Witzenrath allerdings sieht durchaus besorgt möglichen Kapazitätsproblemen entgegen - allerdings auf einem anderen Gebiet. Für ihn ist eher das Personal die Engstelle im System, weniger die vorhandenen Betten. „Im Moment empfiehlt das Robert-Koch-Institut, dass die Coronavirus-Fälle eins zu eins betreut werden sollen." Das könne "schnell unsere Dienstpläne überfordern“.

Was den Infektionsmediziner dagegen eher positiv stimmt, ist der zu erwartende Zeitraum einer möglichen Epidemie hierzulande: „Ich nehme an, dass eine Infektionswelle mit dem neuen Coronavirus, wenn sie überhaupt kommt, erst in vier bis acht Wochen bei uns eintreffen wird." Dann sei "die Influenzasaison wieder abgeebbt und unsere Kapazitäten sind frei für neue Patienten“.

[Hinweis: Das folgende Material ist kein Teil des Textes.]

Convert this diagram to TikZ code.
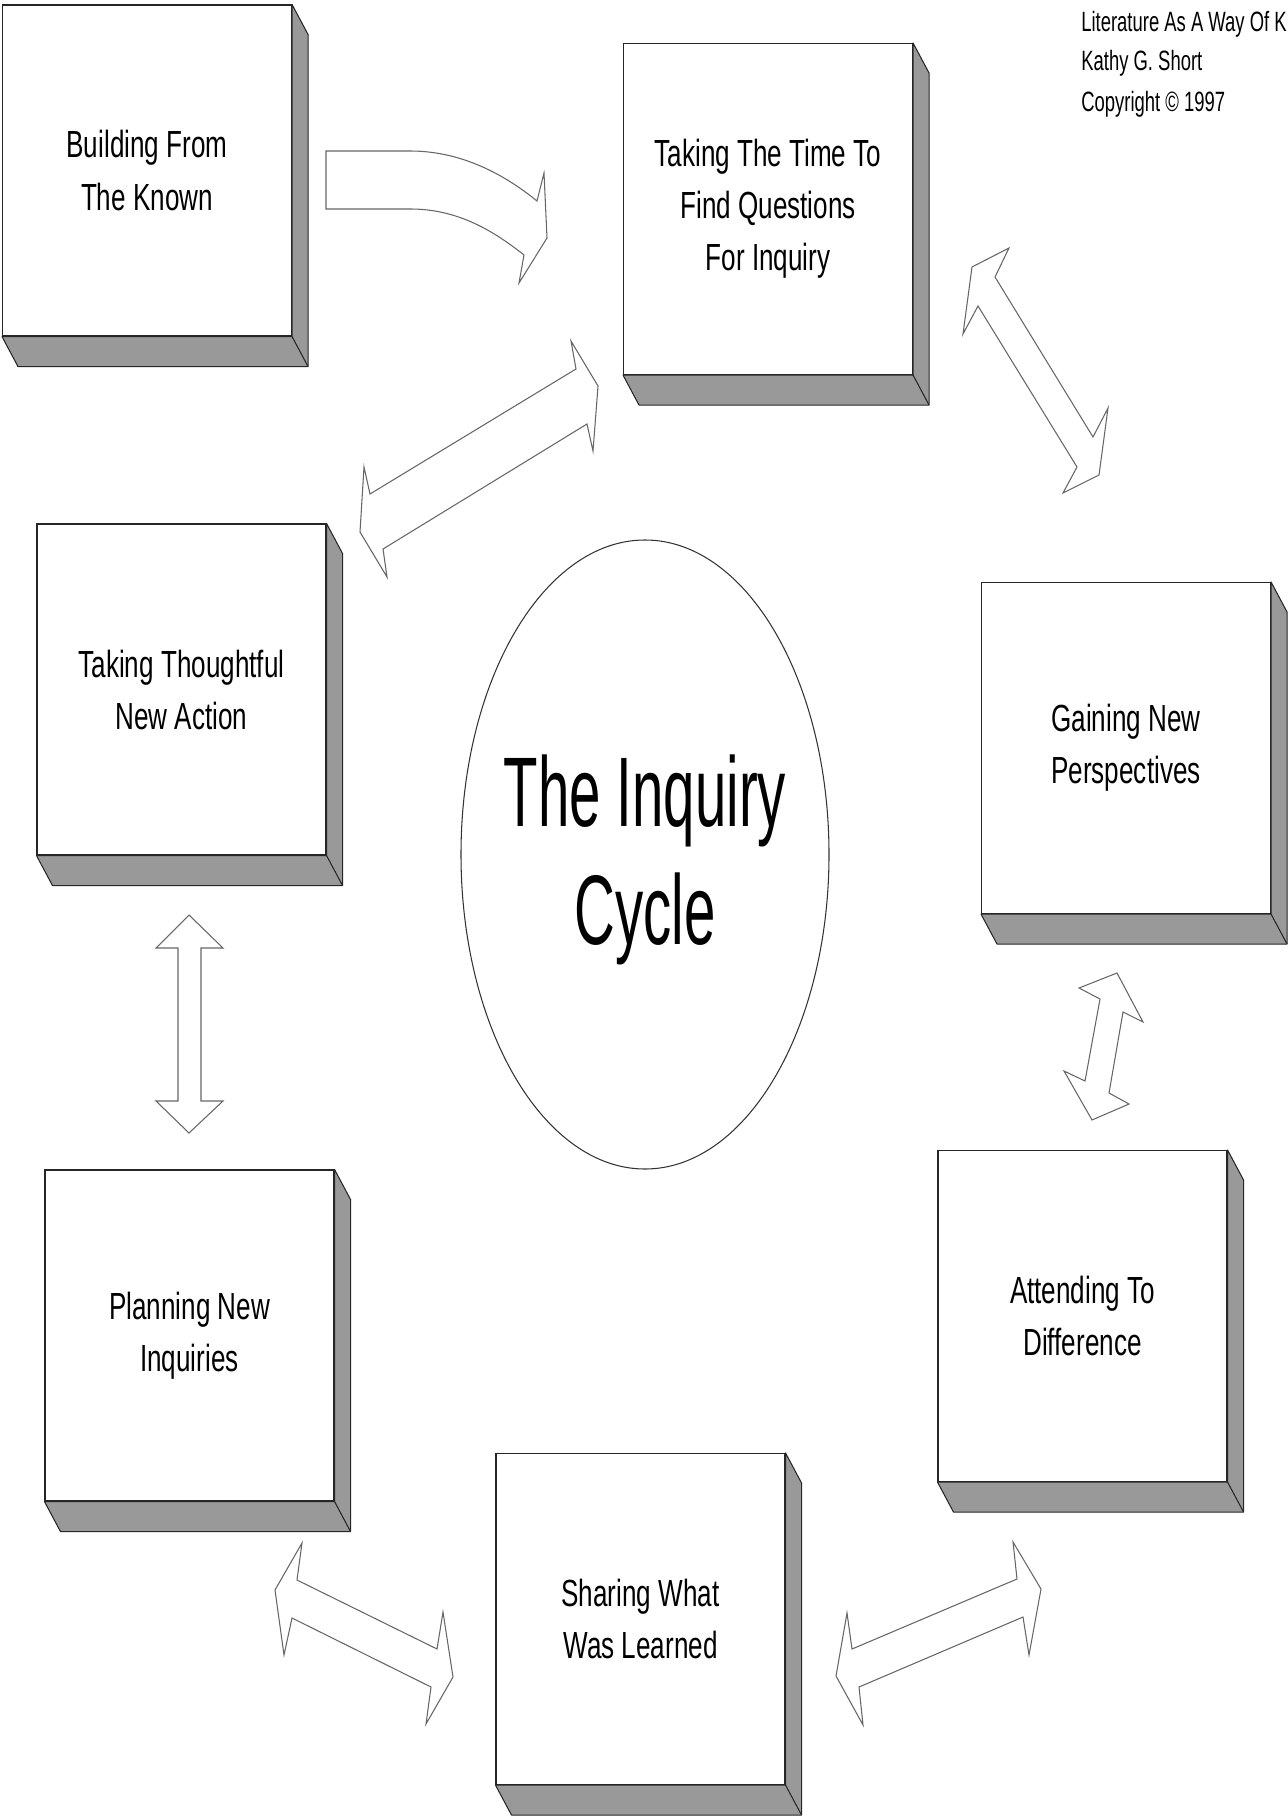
\documentclass[tikz,border=0pt]{standalone}
\usepackage{fontspec}
\setmainfont{Liberation Sans}[FakeStretch=0.69]
\newfontfamily\hugefont{Liberation Sans}[FakeStretch=0.57]
\newfontfamily\notefont{Liberation Sans}[FakeStretch=0.66]
\usetikzlibrary{shapes.geometric}
\definecolor{sidegray}{gray}{0.6}
\definecolor{rimgray}{gray}{0.4}

\newcommand{\slab}[4]{%
  \node [block] at (#2,#3) (#1) {#4};
  \draw [side] (#1.north east) -- ++(16,30) -- ([shift={(16,30)}]#1.south east)
    -- ([shift={(16,30)}]#1.south west) -- (#1.south west) -- (#1.south east) -- cycle;
  \draw [side] (#1.south east) -- ++(16,30);
}

\begin{document}
\begin{tikzpicture}[x=0.2mm,y=-0.2mm]
\tikzset{block/.style = {draw=black!85, fill=white, line width=0.6pt, inner sep=0pt,
    minimum width=57.8mm, minimum height=66.2mm, align=center,
    font=\fontsize{21.5}{29.6}\selectfont}}
\tikzset{side/.style = {draw=black!85, fill=sidegray, line width=0.6pt, line join=round}}
\tikzset{fat/.style = {draw=rimgray, fill=white, line width=0.6pt, line join=miter}}
\tikzset{note/.style = {inner sep=0pt, anchor=base west, font=\notefont\fontsize{15.9}{22.8}\selectfont}}
\useasboundingbox (0,0) rectangle (1288,1817);
\clip (0,0) rectangle (1288,1817);

\slab{known}{147}{170.5}{Building From\\The Known}
\slab{questions}{768}{209}{Taking The Time To\\Find Questions\\For Inquiry}
\slab{action}{181.5}{689.5}{Taking Thoughtful\\New Action}
\slab{perspectives}{1126}{748}{Gaining New\\Perspectives}
\slab{planning}{189.5}{1335.5}{Planning New\\Inquiries}
\slab{difference}{1082.5}{1316}{Attending To\\Difference}
\slab{sharing}{640.5}{1619}{Sharing What\\Was Learned}

\node [draw=black!80, line width=0.6pt, ellipse, inner sep=0pt, minimum width=73.6mm,
  minimum height=125.8mm] at (645,854.5) (hub) {};
\node [inner sep=0pt, align=center, font=\hugefont\fontsize{56.3}{67.2}\selectfont]
  at (645,860) (hubtext) {The Inquiry\\Cycle};

\node [note] at (1081,32) (ref1) {Literature As A Way Of K};
\node [note] at (1081,71) (ref2) {Kathy G. Short};
\node [note] at (1081,112) (ref3) {Copyright © 1997};

% known -> questions
\draw [fat] (326,151) -- (410,151) .. controls (462,151) and (505,175) .. (537,201)
  -- (544,173) -- (547,238) -- (519,283) -- (524,255)
  .. controls (490,228) and (455,209) .. (410,209) -- (326,209) -- cycle;
% questions <-> action
\draw [fat] (576,369) -- (571,341) -- (598,386) -- (593,451) -- (587,424) -- (383,549)
  -- (387,577) -- (360,532) -- (364,467) -- (370,494) -- cycle;
% questions <-> perspectives
\draw [fat] (995,277) -- (1009,248) -- (972,267) -- (963,334) -- (978,306) -- (1077,467)
  -- (1063,493) -- (1099,475) -- (1108,408) -- (1093,437) -- cycle;
% perspectives <-> difference
\draw [fat] (1079,988) -- (1117,973) -- (1143,1022) -- (1123,1012) -- (1109,1093)
  -- (1129,1104) -- (1092,1120) -- (1064,1071) -- (1085,1081) -- (1100,999) -- cycle;
% action <-> planning
\draw [fat] (189,915) -- (223,948) -- (201,948) -- (201,1101) -- (223,1101) -- (189,1133)
  -- (156,1101) -- (178,1101) -- (178,948) -- (156,948) -- cycle;
% planning <-> sharing
\draw [fat] (302,1543) -- (297,1580) -- (437,1649) -- (443,1612) -- (453,1677) -- (426,1724)
  -- (431,1687) -- (292,1618) -- (284,1655) -- (275,1590) -- cycle;
% sharing <-> difference
\draw [fat] (1013,1542) -- (1017,1579) -- (852,1649) -- (847,1613) -- (836,1676) -- (863,1725)
  -- (859,1687) -- (1023,1617) -- (1029,1655) -- (1041,1589) -- cycle;
\end{tikzpicture}
\end{document}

* ANMERKUNG der Redaktion: Derzeit gibt es Diskussionen darüber, inwieweit die Ansteckung mit 2019-nCov über infizierte, aber noch nicht erkennbar erkrankte Personen tatsächlich möglich ist. Deutsche Forscher hatten in in einer Publikation im Fachblatt "NEJM" berichtet, dass eine augenscheinlich gesunde chinesische Staatsbürgerin bei einem Besuch in Deutschland mehrere Personen angesteckt hat, während sie sich in Deutschland aufhielt. Doch offenbar hatte sie doch Krankheitssymptome, diese jedoch mit Medikamenten wie Paracetamol unterdrückt, wie eine erst jetzt erfolgte Befragung der Frau ergab. Dass es sich nun bei der bayerischen Ansteckungskette NICHT um eine asymptomatische Infektion handelt, bedeutet aber nicht, dass dieser Ausbreitungsweg für das Wuhan-Virus generell ausgeschlossen wäre.